= Tony Spiteris =

Greek art historian and critic

Tony Spiteris (Τώνης Π. Σπητέρης, Corfu, 1910 - Athens, 1986), was an intellectual, art historian, and art critic in Greece during the second half of the 20th century.

== Career ==
He studied Economics in Belgium and Aesthetics at the Sorbonne. His wife was sculptor Jeanne Spiteris-Veropoulou. Spiteris' career in the cultural sector began in 1947, and he was active in writing about art in both Greek and international daily and periodical press. His life was divided between Athens (1939-1958 and 1975–1986), Venice (1958-1963), and Paris (1963-1975). His tenure as commissioner for the Greek pavilion at the Venice Biennale (1958-1967) was particularly successful, with Greek artists Giannis Spyropoulos in 1960 and Vaso Katraki in 1966 receiving awards. Spiteris himself received the International Critics' Prize at the Venice Biennale in 1958 and 1960.

During his years in Paris, he was at the center of Europe's artistic movement, meeting some of the most significant artistic personalities globally. He never ceased working to promote Greek Art abroad, organizing major exhibitions, including the first "International Sculpture Exhibition" (the famous "Panathenaea") on the Philopappou Hill (1965) and the large exhibition "Treasures of Cyprus" (1967), which toured 12 countries. His written work includes significant studies on Greek and Cypriot art, focusing on the 19th and 20th centuries.

Spiteris was also a member of international cultural committees and friends with famous artists and intellectuals, such as André Malraux, Christian Zervos, Henry Moore, Alberto Giacometti, Salvador Dalí, and many Greek and Cypriot intellectuals and artists.
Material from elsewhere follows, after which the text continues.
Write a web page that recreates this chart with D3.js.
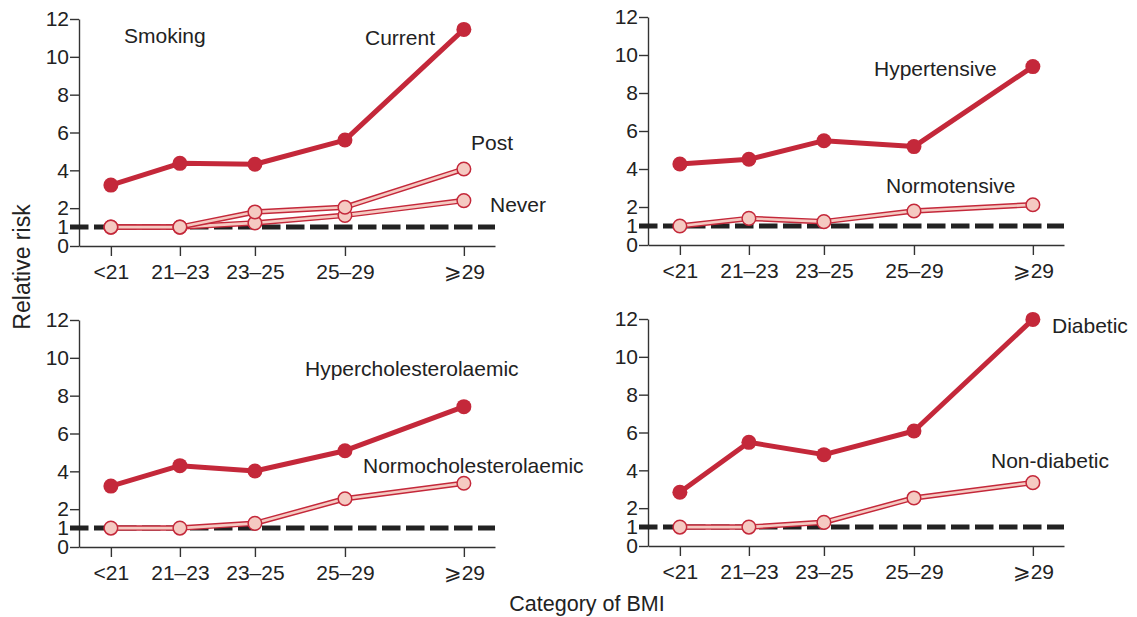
<!DOCTYPE html>
<html>
<head>
<meta charset="utf-8">
<script src="https://cdn.jsdelivr.net/npm/d3@7"></script>
<style>
  html, body { margin: 0; padding: 0; background: #fff; }
  svg { display: block; font-family: "Liberation Sans", Arial, Helvetica, sans-serif; }
</style>
</head>
<body>
<svg id="chart" width="1137" height="617"></svg>
<script>
// ---- data ----
const categories = ["<21", "21\u201323", "23\u201325", "25\u201329", "\u2A7E29"];
const bmiPos = [20.16, 22.0, 24.0, 26.4, 29.57];   // approximate category medians (x placement)
const yTicks = [0, 1, 2, 4, 6, 8, 10, 12];

const smokingCurrent = [3.22, 4.37, 4.32, 5.6, 11.45];
const smokingPost    = [1.0, 1.0, 1.8, 2.05, 4.07];
const smokingNever   = [1.0, 1.0, 1.22, 1.62, 2.4];

const hypertensive   = [4.26, 4.51, 5.49, 5.18, 9.39];
const normotensive   = [1.0, 1.4, 1.23, 1.79, 2.12];

const hyperchol      = [3.22, 4.30, 4.02, 5.09, 7.42];
const normochol      = [1.0, 1.0, 1.25, 2.55, 3.37];

const diabetic       = [2.84, 5.48, 4.83, 6.08, 11.98];
const nonDiabetic    = [1.0, 1.0, 1.25, 2.54, 3.35];

// ---- layout ----
const RED = "#c4283a", PINK = "#f5cac2", AX = "#333";
const panels = [
  { x0: 79,  x1: 495,  yb: 246, yt: 19,
    series: [{v: smokingNever, f: false}, {v: smokingPost, f: false}, {v: smokingCurrent, f: true}],
    labels: [{t: "Smoking", x: 124, y: 43}, {t: "Current", x: 365, y: 45},
             {t: "Post", x: 471, y: 150}, {t: "Never", x: 490, y: 212}] },
  { x0: 648, x1: 1064, yb: 245, yt: 17,
    series: [{v: normotensive, f: false}, {v: hypertensive, f: true}],
    labels: [{t: "Hypertensive", x: 874, y: 76}, {t: "Normotensive", x: 886, y: 193}] },
  { x0: 79,  x1: 495,  yb: 547, yt: 320,
    series: [{v: normochol, f: false}, {v: hyperchol, f: true}],
    labels: [{t: "Hypercholesterolaemic", x: 305, y: 376}, {t: "Normocholesterolaemic", x: 363, y: 473}] },
  { x0: 648, x1: 1064, yb: 546, yt: 319,
    series: [{v: nonDiabetic, f: false}, {v: diabetic, f: true}],
    labels: [{t: "Diabetic", x: 1052, y: 333}, {t: "Non-diabetic", x: 991, y: 468}] }
];

const svg = d3.select("#chart");
const FS = 21;

panels.forEach(p => {
  const x = d3.scaleLinear().domain([19.31, 30.4]).range([p.x0, p.x1]);
  const y = d3.scaleLinear().domain([0, 12]).range([p.yb, p.yt]);
  const g = svg.append("g");

  // y axis
  const ya = g.append("g").attr("transform", `translate(${p.x0},0)`)
    .call(d3.axisLeft(y).tickValues(yTicks).tickSize(9).tickSizeOuter(0).tickPadding(1));
  // x axis
  const xa = g.append("g").attr("transform", `translate(0,${p.yb})`)
    .call(d3.axisBottom(x).tickValues(bmiPos).tickFormat((d, i) => categories[i])
      .tickSize(10).tickSizeOuter(0).tickPadding(8));
  [ya, xa].forEach(a => {
    a.selectAll("path.domain").attr("stroke", AX).attr("stroke-width", 1.4);
    a.selectAll(".tick line").attr("stroke", AX).attr("stroke-width", 1.4);
    a.selectAll("text").attr("fill", "#222").style("font-size", FS + "px")
      .style("font-family", "'Liberation Sans', Arial, sans-serif");
  });

  // reference line at RR = 1
  g.append("line")
    .attr("x1", p.x0 - 9).attr("x2", p.x1)
    .attr("y1", y(1)).attr("y2", y(1))
    .attr("stroke", "#222").attr("stroke-width", 5)
    .attr("stroke-dasharray", "18.5,5.5");

  const line = d3.line().x((d, i) => x(bmiPos[i])).y(d => y(d));

  p.series.forEach(s => {
    if (s.f) {
      g.append("path").attr("d", line(s.v)).attr("fill", "none")
        .attr("stroke", RED).attr("stroke-width", 5).attr("stroke-linejoin", "round");
      g.selectAll(null).data(s.v).enter().append("circle")
        .attr("cx", (d, i) => x(bmiPos[i])).attr("cy", d => y(d))
        .attr("r", 7.5).attr("fill", RED);
    } else {
      g.append("path").attr("d", line(s.v)).attr("fill", "none")
        .attr("stroke", RED).attr("stroke-width", 5.5).attr("stroke-linejoin", "round");
      g.append("path").attr("d", line(s.v)).attr("fill", "none")
        .attr("stroke", PINK).attr("stroke-width", 2.6).attr("stroke-linejoin", "round");
    }
  });
  // open circles on top
  p.series.filter(s => !s.f).forEach(s => {
    g.selectAll(null).data(s.v).enter().append("circle")
      .attr("cx", (d, i) => x(bmiPos[i])).attr("cy", d => y(d))
      .attr("r", 6.8).attr("fill", PINK).attr("stroke", RED).attr("stroke-width", 1.5);
  });

  g.selectAll(null).data(p.labels).enter().append("text")
    .attr("x", d => d.x).attr("y", d => d.y)
    .attr("fill", "#222").style("font-size", FS + "px")
    .text(d => d.t);
});

// axis titles
svg.append("text").attr("x", 587).attr("y", 611).attr("text-anchor", "middle")
  .attr("fill", "#222").style("font-size", "21.5px").text("Category of BMI");
svg.append("text").attr("transform", "translate(30,267) rotate(-90)").attr("text-anchor", "middle")
  .attr("fill", "#222").style("font-size", "23px").text("Relative risk");
</script>
</body>
</html>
From a young age, Spiteris collected information on Greek and global art, artists, history, politics, and culture. He gathered material from the events he participated in and his travels worldwide.. This material, meticulously organized into a valuable archive, was updated until the end of his life. His acquaintance with Aliki Telloglou was pivotal in his decision to donate his archive to the Teloglion Fine Arts Foundation at the Aristotle University of Thessaloniki in 1984. The archive, containing over 84,000 physical documents, is fully cataloged and digitized, largely accessible to researchers.